L’homme sans passé me laisse perplexe, qu’en dire.. ? Je n’ai pas été touché, mais cela reste purement personnel, car je suis bien conscient de la puissance de ce cinéma-là, une puissance non pas irréprochable, mais que je pourrais sans doute défendre cœur et âme si le geste du film n’était pas à l’opposé de mes goûts les plus intimes.
Le film considère des sujets très forts au travers d’une vision singulière ; singularité que l’on exige à tous les plus grands artistes (« si les pauvres ne sont plus solidaires entre eux, que leur reste-t-il ? », discours difficile à défendre en dehors d’une œuvre d’art) L’humanité qui lie les personnages est charmante et même s’il existe bien de la méchanceté dans le monde de Kaurismäki (les voyous qui tabassent les sans-abris, les banques qui ruinent leurs clients pour s’enrichir, les chefs-représentants de l’administration finlandaises…) l’amour et la bonté bienheureuse finissent toujours pas triompher. Ce n’est pas que je sois pessimiste au point de détester systématiquement les happy ends, c’est plutôt que je préfère à l’humanité d’Aki Kaurismäki, celle de Bruno Dumont.
Tous deux filment avec détachement. Dans les premières minutes de L’homme sans passé, nous assistons à la mise à mort d’un homme dont on ne connaît ni l’histoire, ni encore vraiment le visage.
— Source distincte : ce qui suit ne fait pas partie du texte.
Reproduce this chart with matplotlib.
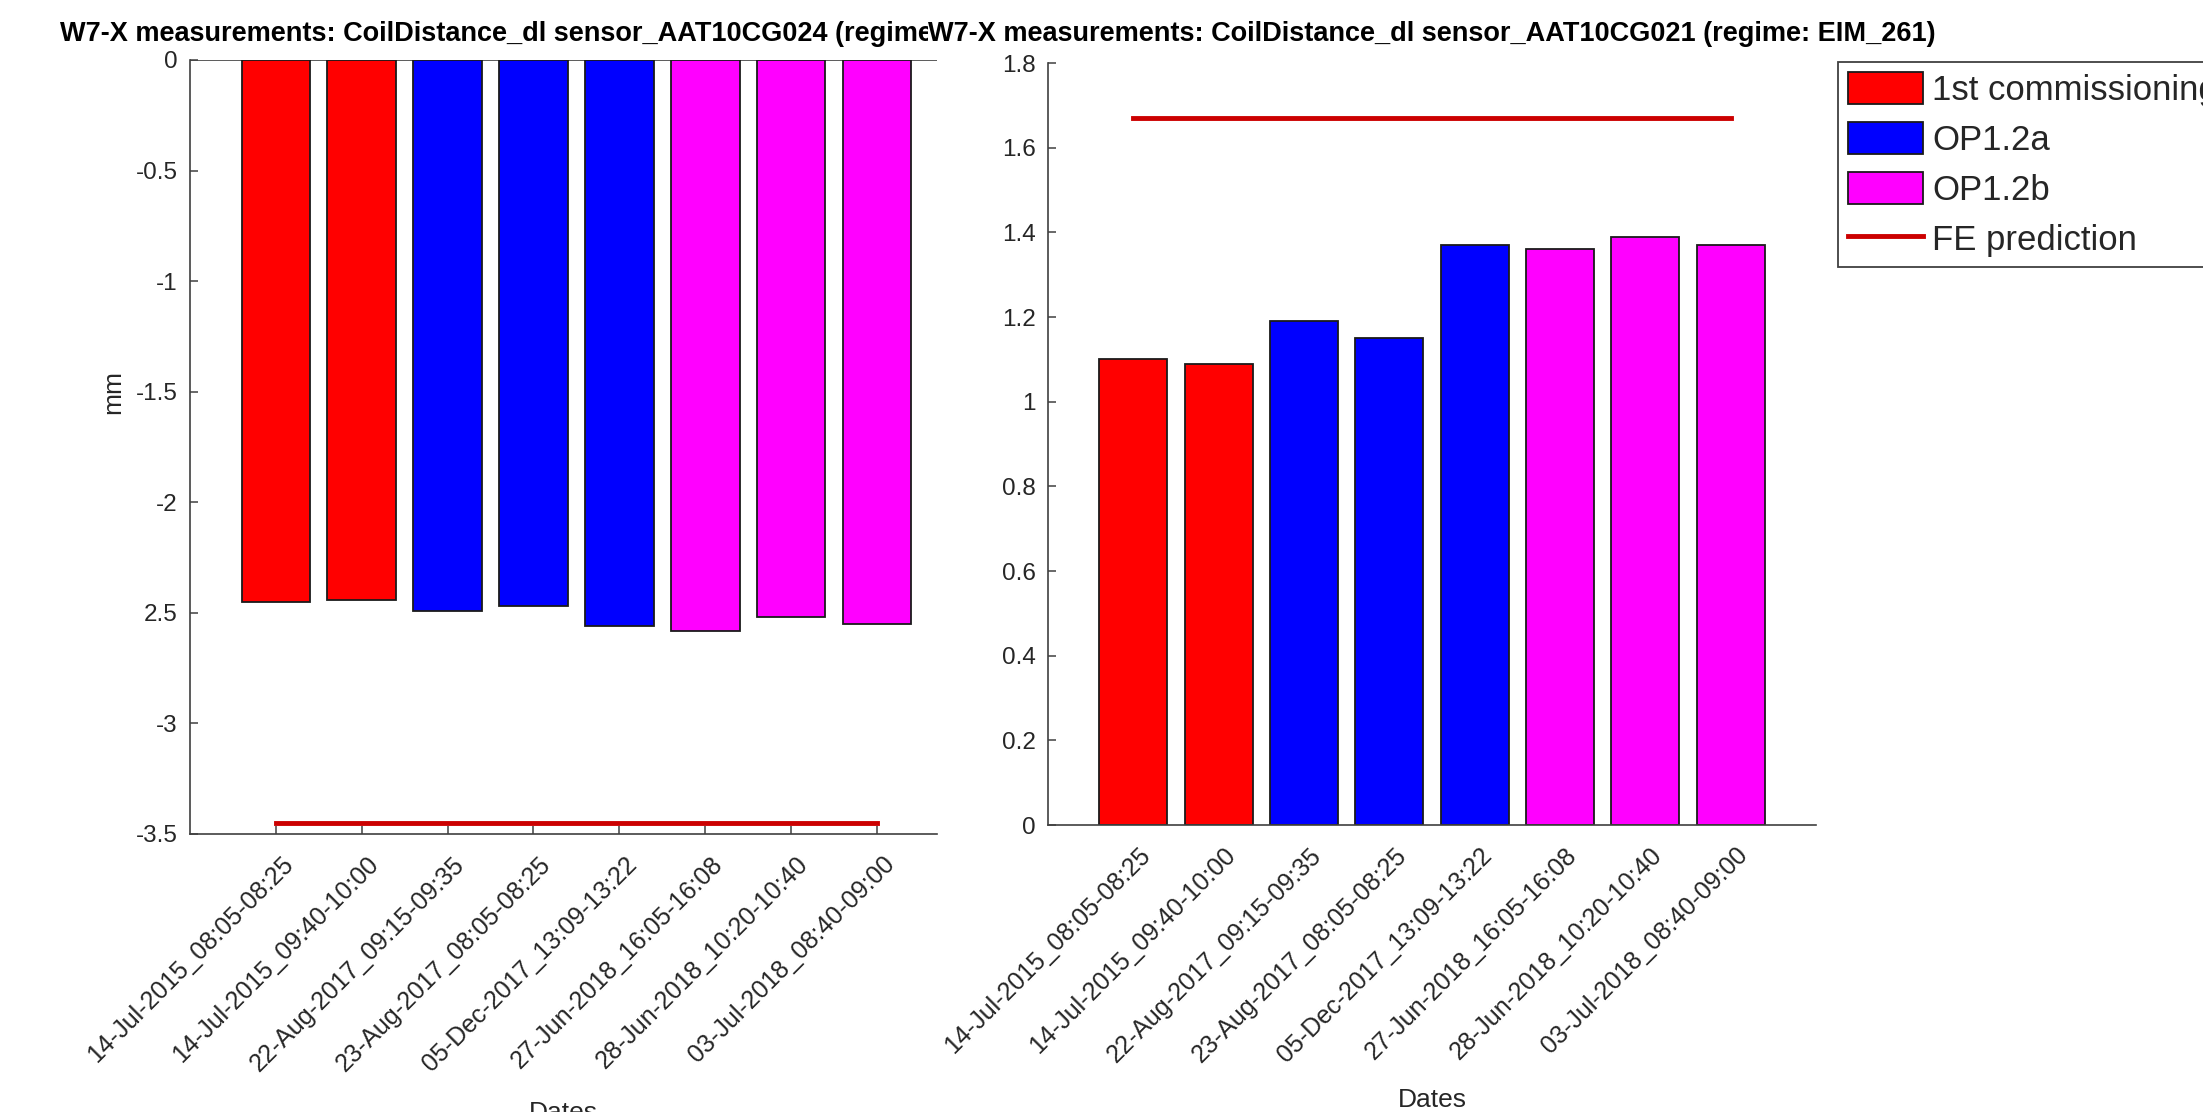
import numpy as np
import matplotlib.pyplot as plt
import matplotlib.transforms as mtransforms
from matplotlib.patches import Patch
from matplotlib.lines import Line2D

plt.rcParams['font.family'] = ['Liberation Sans', 'DejaVu Sans']

# measurement dates (x categories)
dates = ['14-Jul-2015_08:05-08:25', '14-Jul-2015_09:40-10:00',
         '22-Aug-2017_09:15-09:35', '23-Aug-2017_08:05-08:25',
         '05-Dec-2017_13:09-13:22', '27-Jun-2018_16:05-16:08',
         '28-Jun-2018_10:20-10:40', '03-Jul-2018_08:40-09:00']
phases = ['1st commissioning', '1st commissioning', 'OP1.2a', 'OP1.2a',
          'OP1.2a', 'OP1.2b', 'OP1.2b', 'OP1.2b']
phase_names = ['1st commissioning', 'OP1.2a', 'OP1.2b']
phase_colors = ['#ff0000', '#0000ff', '#ff00ff']

# sensor values (mm)
cg024 = [-2.45, -2.44, -2.49, -2.47, -2.56, -2.58, -2.52, -2.55]
cg021 = [1.10, 1.09, 1.19, 1.15, 1.37, 1.36, 1.39, 1.37]
fe024 = -3.45
fe021 = 1.67

left_yticks = [0, -0.5, -1, -1.5, -2, -2.5, -3, -3.5]
left_yticklabels = ['0', '-0.5', '-1', '-1.5', '-2', '2.5', '-3', '-3.5']
right_yticks = [0, 0.2, 0.4, 0.6, 0.8, 1.0, 1.2, 1.4, 1.6, 1.8]
right_yticklabels = ['0', '0.2', '0.4', '0.6', '0.8', '1', '1.2', '1.4', '1.6', '1.8']

axcol = '#404040'
txtcol = '#262626'
fecol = '#cc0000'
W, H = 2203, 1112

fig = plt.figure(figsize=(W / 100, H / 100), dpi=100)
ax1 = fig.add_axes([190 / W, 1 - 834 / H, 747 / W, 774 / H])
ax2 = fig.add_axes([1048 / W, 1 - 825 / H, 768 / W, 762 / H])

x = np.arange(1, len(dates) + 1)
cmap = dict(zip(phase_names, phase_colors))
bar_cols = [cmap[p] for p in phases]


def draw(ax, vals, fe, yticks, ylabels, ylim, xlim):
    ax.set_axisbelow(True)
    ax.bar(x, vals, width=0.8, color=bar_cols, edgecolor='#1a1a1a', linewidth=1.3)
    ax.plot(x, np.full(len(x), fe), color=fecol, lw=3.5)
    ax.set_xlim(*xlim)
    ax.set_ylim(*ylim)
    ax.set_yticks(yticks)
    ax.set_yticklabels(ylabels)
    ax.set_xticks(x)
    ax.set_xticklabels(dates, rotation=45, ha='right', va='top',
                       rotation_mode='anchor')
    for s in ['top', 'right']:
        ax.spines[s].set_visible(False)
    for s in ['left', 'bottom']:
        ax.spines[s].set_color(axcol)
        ax.spines[s].set_linewidth(1.2)
    ax.tick_params(direction='in', length=6, width=1.1, color=axcol,
                   labelcolor=txtcol, labelsize=17.5)
    ax.tick_params(axis='y', pad=9)
    ax.tick_params(axis='x', pad=13, labelsize=18)
    shift = mtransforms.ScaledTranslation(0.05, 0, fig.dpi_scale_trans)
    for lbl in ax.get_xticklabels():
        lbl.set_transform(lbl.get_transform() + shift)
    ax.set_xlabel('Dates', fontsize=19, color=txtcol)
    ax.xaxis.set_label_coords(0.5, -0.345)


draw(ax1, cg024, fe024, left_yticks, left_yticklabels, (-3.5, 0), (0, 8.7))
ax1.axhline(0, color=axcol, lw=1.2, zorder=0.6)
ax1.set_ylabel('mm', fontsize=19, color=txtcol, va='center')
ax1.yaxis.set_label_coords(-0.103, 0.571)

draw(ax2, cg021, fe021, right_yticks, right_yticklabels, (0, 1.8), (0, 9))

fig.text((190 + 937) / 2 / W, 1 - 41 / H,
         'W7-X measurements: CoilDistance_dl sensor_AAT10CG024 (regime: EIM_261)',
         ha='center', va='baseline', fontsize=19.5, fontweight='bold', color='black')
fig.text((1048 + 1816) / 2 / W, 1 - 41 / H,
         'W7-X measurements: CoilDistance_dl sensor_AAT10CG021 (regime: EIM_261)',
         ha='center', va='baseline', fontsize=19.5, fontweight='bold', color='black',
         bbox=dict(facecolor='white', edgecolor='none', pad=0))

handles = [Patch(facecolor=c, edgecolor='#1a1a1a', linewidth=1.3) for c in phase_colors]
handles.append(Line2D([], [], color=fecol, lw=3.5))
labels = phase_names + ['FE prediction']
leg = ax2.legend(handles, labels, loc='upper left',
                 bbox_to_anchor=(1838 / W, 1 - 62 / H), bbox_transform=fig.transFigure,
                 fontsize=25, frameon=True, fancybox=False, framealpha=1,
                 edgecolor=axcol, handlelength=2.16, handleheight=1.04,
                 handletextpad=0.26, labelspacing=0.43, borderpad=0.3,
                 borderaxespad=0)
leg.get_frame().set_linewidth(1.3)
for t in leg.get_texts():
    t.set_color(txtcol)

fig.savefig('out.png', dpi=100)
C’est lui, cet homme dont le titre fait référence, cet homme dont on croira pendant un long moment que son histoire a commencé avec le film (il ne se souvient pas de sa vie avant le train, premier plan du film), à se demander s’il n’est pas né du principe fictif même. Rapidement, les voyous le mettent à terre et nous n’assisterons jamais à un seul gros plan de la victime puisque ne sont filmés que ceux qui frappent. Mais frappent-ils réellement un corps ? Un seul plan nous le montre, le plan le plus violent du film (un plan large) : l’homme sans passé est allongé au sol, un des jeunes lui frappe le visage, mais ce sera tout, on s’empresse d’ailleurs de le lui recouvrir avec sa valise. Le détachement est complet, on ne ressent aucun sentiment, peut-être un peu d’excitation face au geste de violence lui-même, mais pas de pitié pour celui qui se fait frapper. Le film continue pendant toute sa durée à faire expérimenter ce détachement au spectateur grâce, notamment, aux situations burlesques et au « sous-jeu » des acteurs (à entendre : opposé d’un « surjeu » théâtral) loin de tout réalisme habituel du cinéma. Ce détachement est empli d’une certaine légèreté, car il apparaît toujours plus doux, jamais troublant. Après la seule scène violente du film, le burlesque rattrape les situations et jamais rien n’est dangereux (le chien s’avère être un bon toutou et le hold up à la banque une action purement bonne et justifiée). Tout est donc doux et léger, tout ce que ne fera jamais Dumont.

Le cinéma de ce dernier est lui aussi rempli d’un détachement quasi brechtien que l’on pourrait rapprocher avec celui de Kaurismäki. Mais tout de suite, on s’empresse de les opposer puisque Dumont, lui, ne filme pas en plan large un corps que l’on s’empresse de cacher. Dumont filme le détachement au profond des choses, il confronte les corps à leur propre vulgarité, en osant l’image dégueulasse d’un sexe d’enfant ensanglanté. Cet enfant dans les premiers plans de L’Humanité est lui aussi sans passé, on n’en éprouve aucune pitié non plus, mais son image nous brusque par son caractère indiscernable, à la limite de l’éthique, de la morale. Dumont arrive constamment, même avec un détachement du récit, du burlesque et du jeu à faire surgir la présence des corps : Pharaon (L’Humanité) surgit à l’écran par sa démarche mystérieuse et ses expressions insaisissables tandis que Lujanen (L’homme sans passé), personnage tout aussi opaque, s’efface par le caractère plat et lisse de ce qu’il dégage. Difficile donc à justifier autrement qu’en invoquant mes goûts personnels : je préfère bel et bien (et sans gêne à l’avouer) que l’on me traîne brusquement, plutôt que l’on me balade tendrement. Je suis plus facilement émerveillé devant la violence crue de l’absurdité de la vie, sentiment que je partagerais plutôt du côté de Dumont. Car si avec L’homme sans passé, on est transporté comme sur une plume qui plane au-dessus du monde, dans L’Humanité on vole avec la poussière, celle qui s’engouffre dans les yeux et la peau, au plus près des corps et peut-être même de leur âme.